# GIVEN EXERCISE
For each line below that includes the word "chart", make a copy.

:: INPUT ROWS

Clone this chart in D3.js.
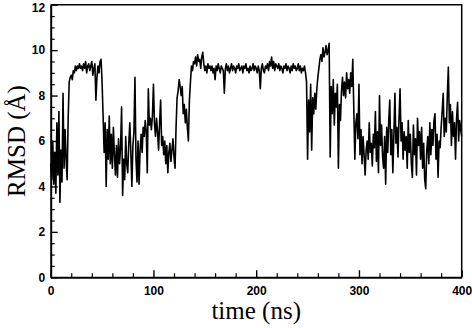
<!DOCTYPE html>
<html>
<head>
<meta charset="utf-8">
<script src="https://cdn.jsdelivr.net/npm/d3@7"></script>
<style>
  html, body { margin: 0; padding: 0; background: #fff; }
  svg { display: block; }
</style>
</head>
<body>
<svg id="chart" width="472" height="328"></svg>
<script>
// RMSD (Å) sampled every 1 ns, 0..400 ns
const rmsd = [
  5.0, 4.3, 6.0, 4.1, 5.5, 3.7, 6.8, 4.5, 7.3, 3.3,
  5.6, 4.2, 8.1, 4.8, 6.5, 5.2, 4.3, 7.0, 8.6, 8.8,
  8.9, 8.7, 9.1, 9.0, 9.3, 9.1, 9.3, 9.2, 9.4, 9.2,
  9.3, 9.1, 9.4, 9.2, 9.5, 9.0, 9.3, 9.4, 9.1, 9.3,
  9.5, 8.9, 9.2, 9.4, 7.8, 8.8, 9.3, 9.0, 9.5, 9.6,
  8.6, 7.1, 5.5, 6.8, 4.0, 6.5, 5.2, 7.1, 5.0, 6.3,
  4.8, 6.6, 5.4, 4.5, 5.8, 4.4, 6.1, 5.0, 5.7, 7.5,
  3.6, 5.2, 4.3, 6.2, 5.0, 4.6, 5.9, 6.8, 5.5, 4.0,
  5.8, 6.4, 8.8, 5.2, 4.2, 6.0, 4.1, 5.6, 6.3, 5.5,
  6.6, 6.2, 6.9, 6.4, 4.6, 8.3, 6.7, 7.0, 6.5, 7.1,
  8.5, 6.8, 6.2, 7.0, 6.4, 5.6, 6.8, 7.8, 5.8, 6.2,
  5.4, 6.0, 5.0, 5.8, 4.6, 5.5, 5.9, 5.1, 5.6, 6.1,
  5.3, 4.8, 6.6, 7.9, 8.2, 8.7, 8.4, 8.0, 8.4, 7.2,
  7.6, 6.8, 7.4, 6.6, 6.0, 7.8, 8.6, 9.3, 9.1, 9.5,
  9.4, 9.7, 9.3, 9.8, 9.5, 9.6, 9.2, 9.7, 9.9, 9.4,
  9.1, 9.3, 9.0, 9.4, 9.2, 9.3, 9.1, 9.3, 9.0, 9.2,
  8.7, 9.3, 9.1, 9.4, 9.2, 9.0, 9.3, 9.2, 9.1, 8.1,
  9.2, 9.4, 9.1, 9.3, 9.0, 9.2, 9.4, 9.1, 9.3, 9.2,
  9.0, 9.3, 9.2, 9.4, 9.1, 9.2, 9.3, 9.0, 9.3, 9.2,
  9.4, 9.1, 9.2, 9.0, 9.3, 9.1, 9.2, 9.4, 9.1, 9.3,
  9.2, 9.0, 9.3, 9.1, 8.3, 9.2, 9.4, 9.1, 9.0, 9.3,
  9.2, 9.4, 9.1, 9.5, 9.3, 9.7, 9.2, 9.5, 9.1, 9.4,
  9.3, 9.2, 9.4, 9.1, 9.3, 9.2, 9.0, 9.3, 9.2, 9.4,
  9.1, 9.3, 9.2, 9.0, 9.3, 9.1, 9.4, 9.2, 9.3, 9.1,
  9.2, 9.4, 9.1, 9.3, 9.0, 9.2, 9.1, 9.3, 9.0, 8.6,
  5.2, 7.8, 6.4, 8.5, 5.6, 7.9, 7.2, 8.1, 7.4, 8.3,
  8.8, 9.2, 9.6, 9.8, 9.5, 10.1, 9.7, 9.9, 10.2, 9.8,
  10.0, 10.3, 5.3, 8.4, 7.2, 8.7, 6.7, 8.1, 7.5, 8.5,
  4.8, 7.6, 6.9, 8.2, 8.8, 8.0, 8.6, 7.9, 9.0, 8.3,
  8.7, 8.1, 9.0, 8.4, 9.6, 7.4, 5.2, 6.8, 7.2, 6.1,
  8.5, 5.4, 6.5, 5.0, 6.2, 5.4, 4.5, 5.6, 6.0, 5.2,
  6.8, 5.5, 5.9, 4.9, 6.3, 5.7, 7.3, 5.1, 6.4, 4.6,
  8.0, 5.8, 6.7, 5.3, 4.8, 6.2, 4.1, 6.6, 5.5, 6.9,
  7.8, 5.4, 6.5, 4.6, 6.3, 8.1, 5.9, 6.6, 5.3, 7.0,
  8.3, 6.0, 6.8, 5.2, 6.4, 5.6, 6.2, 4.8, 6.9, 5.5,
  6.3, 5.0, 4.4, 6.7, 5.4, 6.1, 4.5, 7.0, 5.8, 6.4,
  5.2, 6.6, 4.8, 5.9, 4.3, 3.9, 5.6, 6.2, 5.0, 6.8,
  5.4, 6.5, 5.8, 6.9, 7.2, 5.2, 6.3, 4.4, 6.0, 5.7,
  6.6, 7.3, 8.1, 6.2, 7.0, 6.4, 8.0, 9.25, 6.8, 7.6,
  5.8, 7.3, 6.2, 6.8, 5.2, 7.0, 7.7, 6.0, 6.9, 6.5,
  6.2
];
const timeNs = rmsd.map((v, i) => i);

const xMajorTicks = [0, 100, 200, 300, 400];
const xMinorTicks = [20, 40, 60, 80, 120, 140, 160, 180, 220, 240, 260, 280, 320, 340, 360, 380];
const yMajorTicks = [0, 2, 4, 6, 8, 10, 12];
const yMinorTicks = [0.5, 1, 1.5, 2.5, 3, 3.5, 4.5, 5, 5.5, 6.5, 7, 7.5, 8.5, 9, 9.5, 10.5, 11, 11.5];

const xTitle = "time (ns)";
const yTitle = "RMSD (Å)";

const svg = d3.select("#chart");
const mLeft = 50.7, mRight = 461.7, mTop = 4.7, mBottom = 277.3;

const x = d3.scaleLinear().domain([0, 400]).range([mLeft, mRight]);
const y = d3.scaleLinear().domain([0, 12]).range([mBottom, mTop]);

const tickFont = "'Liberation Sans', Arial, Helvetica, sans-serif";
const titleFont = "'Liberation Serif', 'Times New Roman', Times, serif";

// data line
const line = d3.line().x((d, i) => x(timeNs[i])).y(d => y(d));
svg.append("path")
  .datum(rmsd)
  .attr("d", line)
  .attr("fill", "none")
  .attr("stroke", "#000")
  .attr("stroke-width", 1.6)
  .attr("stroke-linejoin", "round");

// minor ticks
svg.append("g")
  .attr("transform", `translate(0,${mBottom})`)
  .call(d3.axisBottom(x).tickValues(xMinorTicks).tickSize(-4).tickFormat(""))
  .call(g => g.select(".domain").remove())
  .call(g => g.selectAll("line").attr("stroke-width", 1.2));
svg.append("g")
  .attr("transform", `translate(${mLeft},0)`)
  .call(d3.axisLeft(y).tickValues(yMinorTicks).tickSize(-4).tickFormat(""))
  .call(g => g.select(".domain").remove())
  .call(g => g.selectAll("line").attr("stroke-width", 1.2));

// major axes
const xAxis = svg.append("g")
  .attr("transform", `translate(0,${mBottom})`)
  .call(d3.axisBottom(x).tickValues(xMajorTicks).tickSizeInner(-7).tickSizeOuter(0).tickPadding(9.3).tickFormat(d3.format("d")));
const yAxis = svg.append("g")
  .attr("transform", `translate(${mLeft},0)`)
  .call(d3.axisLeft(y).tickValues(yMajorTicks).tickSizeInner(-7).tickSizeOuter(0).tickPadding(5.5).tickFormat(d3.format("d")));

[xAxis, yAxis].forEach(g => {
  g.select(".domain").attr("stroke-width", 2);
  g.selectAll(".tick line").attr("stroke-width", 1.4);
  g.selectAll("text")
    .attr("font-family", tickFont)
    .attr("font-weight", "bold")
    .attr("font-size", 12)
    .attr("fill", "#000");
});
// top label sits a little lower so it stays inside the picture
yAxis.selectAll(".tick").filter(d => d === 12).select("text").attr("dy", "0.32em").attr("y", 3);

// top and right frame
const frame = d3.path();
frame.moveTo(mLeft, mTop);
frame.lineTo(mRight, mTop);
frame.lineTo(mRight, mBottom);
svg.append("path")
  .attr("d", frame.toString())
  .attr("fill", "none")
  .attr("stroke", "#000")
  .attr("stroke-width", 1.5);

// titles
svg.append("text")
  .attr("x", (mLeft + mRight) / 2)
  .attr("y", 319)
  .attr("text-anchor", "middle")
  .attr("font-family", titleFont)
  .attr("font-size", 25)
  .attr("fill", "#000")
  .text(xTitle);

svg.append("text")
  .attr("transform", `translate(25,${(mTop + mBottom) / 2}) rotate(-90)`)
  .attr("text-anchor", "middle")
  .attr("font-family", titleFont)
  .attr("font-size", 25)
  .attr("fill", "#000")
  .text(yTitle);
</script>
</body>
</html>
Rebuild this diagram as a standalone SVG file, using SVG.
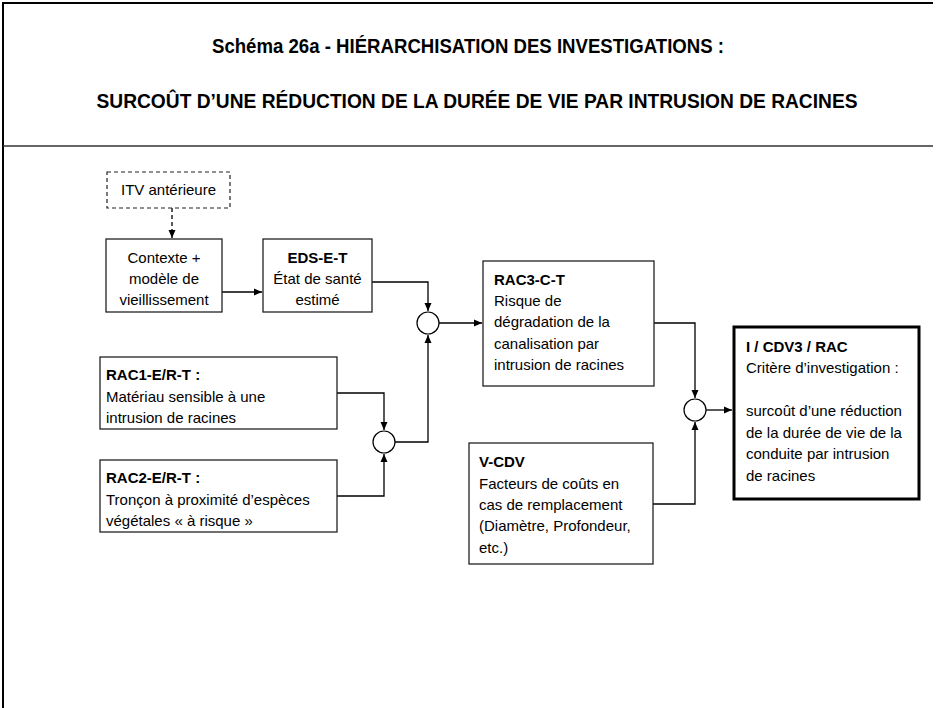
<svg xmlns="http://www.w3.org/2000/svg" width="936" height="708" viewBox="0 0 936 708">
<style>
.t{font-family:"Liberation Sans",Arial,sans-serif;font-size:15px;fill:#000}
.b{font-weight:bold}
.title{font-family:"Liberation Sans",Arial,sans-serif;font-size:20px;font-weight:bold;fill:#000}
.box{fill:#fff;stroke:#222;stroke-width:1.3}
.dash{fill:#fff;stroke:#222;stroke-width:1.2;stroke-dasharray:4,3}
.thick{fill:#fff;stroke:#000;stroke-width:3}
.c{fill:#fff;stroke:#000;stroke-width:1.2}
.ln{fill:none;stroke:#000;stroke-width:1.3}
</style>
<defs>
<marker id="ah" viewBox="0 0 8 8" refX="8" refY="4" markerWidth="8" markerHeight="8" markerUnits="userSpaceOnUse" orient="auto">
<path d="M0,0.5 L8,4 L0,7.5 Z" fill="#000"/>
</marker>
</defs>
<rect width="936" height="708" fill="#fff"/>
<g id="frame">
<line x1="3" y1="3" x2="933" y2="3" stroke="#000" stroke-width="2"/>
<line x1="3" y1="2" x2="3" y2="708" stroke="#000" stroke-width="2"/>
<line x1="3" y1="146" x2="933" y2="146" stroke="#333" stroke-width="1.5"/>
<text class="title" x="468" y="53" text-anchor="middle" textLength="512" lengthAdjust="spacingAndGlyphs">Schéma 26a - HIÉRARCHISATION DES INVESTIGATIONS :</text>
<text class="title" x="477" y="108" text-anchor="middle" textLength="761" lengthAdjust="spacingAndGlyphs">SURCOÛT D’UNE RÉDUCTION DE LA DURÉE DE VIE PAR INTRUSION DE RACINES</text>
</g>
<g id="connectors">
<path class="ln" d="M172,208 V238" stroke-dasharray="4,3" marker-end="url(#ah)"/>
<path class="ln" d="M222,292 H262" marker-end="url(#ah)"/>
<path class="ln" d="M372,282 H428 V311" marker-end="url(#ah)"/>
<path class="ln" d="M439,323 H482" marker-end="url(#ah)"/>
<path class="ln" d="M337,393 H384 V430" marker-end="url(#ah)"/>
<path class="ln" d="M337,496 H384 V454" marker-end="url(#ah)"/>
<path class="ln" d="M395,442 H428 V335" marker-end="url(#ah)"/>
<path class="ln" d="M654,323 H695 V398" marker-end="url(#ah)"/>
<path class="ln" d="M653,504 H695 V422" marker-end="url(#ah)"/>
<path class="ln" d="M706,410 H732" marker-end="url(#ah)"/>
</g>
<g id="itv">
<rect class="dash" x="107" y="172" width="123" height="36"/>
<text class="t" x="168.5" y="195" text-anchor="middle">ITV antérieure</text>
</g>
<g id="contexte">
<rect class="box" x="106" y="239" width="116" height="73"/>
<text class="t" x="164" y="263" text-anchor="middle">Contexte +</text>
<text class="t" x="164" y="284" text-anchor="middle">modèle de</text>
<text class="t" x="164" y="305" text-anchor="middle">vieillissement</text>
</g>
<g id="eds">
<rect class="box" x="263" y="239" width="109" height="73"/>
<text class="t b" x="317.5" y="263" text-anchor="middle">EDS-E-T</text>
<text class="t" x="317.5" y="284" text-anchor="middle">État de santé</text>
<text class="t" x="317.5" y="305" text-anchor="middle">estimé</text>
</g>
<g id="circle1"><circle class="c" cx="428" cy="323" r="11"/></g>
<g id="rac3">
<rect class="box" x="483" y="261" width="171" height="125"/>
<text class="t b" x="494" y="285">RAC3-C-T</text>
<text class="t" x="494" y="306">Risque de</text>
<text class="t" x="494" y="327">dégradation de la</text>
<text class="t" x="494" y="349">canalisation par</text>
<text class="t" x="494" y="370">intrusion de racines</text>
</g>
<g id="rac1">
<rect class="box" x="100" y="357" width="237" height="72"/>
<text class="t b" x="106" y="380">RAC1-E/R-T :</text>
<text class="t" x="106" y="402">Matériau sensible à une</text>
<text class="t" x="106" y="423">intrusion de racines</text>
</g>
<g id="rac2">
<rect class="box" x="100" y="460" width="237" height="72"/>
<text class="t b" x="106" y="483">RAC2-E/R-T :</text>
<text class="t" x="106" y="505">Tronçon à proximité d’espèces</text>
<text class="t" x="106" y="526">végétales « à risque »</text>
</g>
<g id="circle3"><circle class="c" cx="384" cy="442" r="11"/></g>
<g id="vcdv">
<rect class="box" x="469" y="443" width="184" height="121"/>
<text class="t b" x="479" y="467">V-CDV</text>
<text class="t" x="479" y="489">Facteurs de coûts en</text>
<text class="t" x="479" y="510">cas de remplacement</text>
<text class="t" x="479" y="531">(Diamètre, Profondeur,</text>
<text class="t" x="479" y="553">etc.)</text>
</g>
<g id="circle2"><circle class="c" cx="695" cy="410" r="11"/></g>
<g id="icdv3">
<rect class="thick" x="734" y="327" width="185" height="172"/>
<text class="t b" x="746" y="352">I / CDV3 / RAC</text>
<text class="t" x="746" y="373">Critère d’investigation :</text>
<text class="t" x="746" y="416">surcoût d’une réduction</text>
<text class="t" x="746" y="438">de la durée de vie de la</text>
<text class="t" x="746" y="459">conduite par intrusion</text>
<text class="t" x="746" y="481">de racines</text>
</g>
</svg>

::::

# SOLUTION TO THE PROBLEM
Clone this chart in D3.js.
<svg id="chart" width="472" height="328"></svg>
const svg = d3.select("#chart");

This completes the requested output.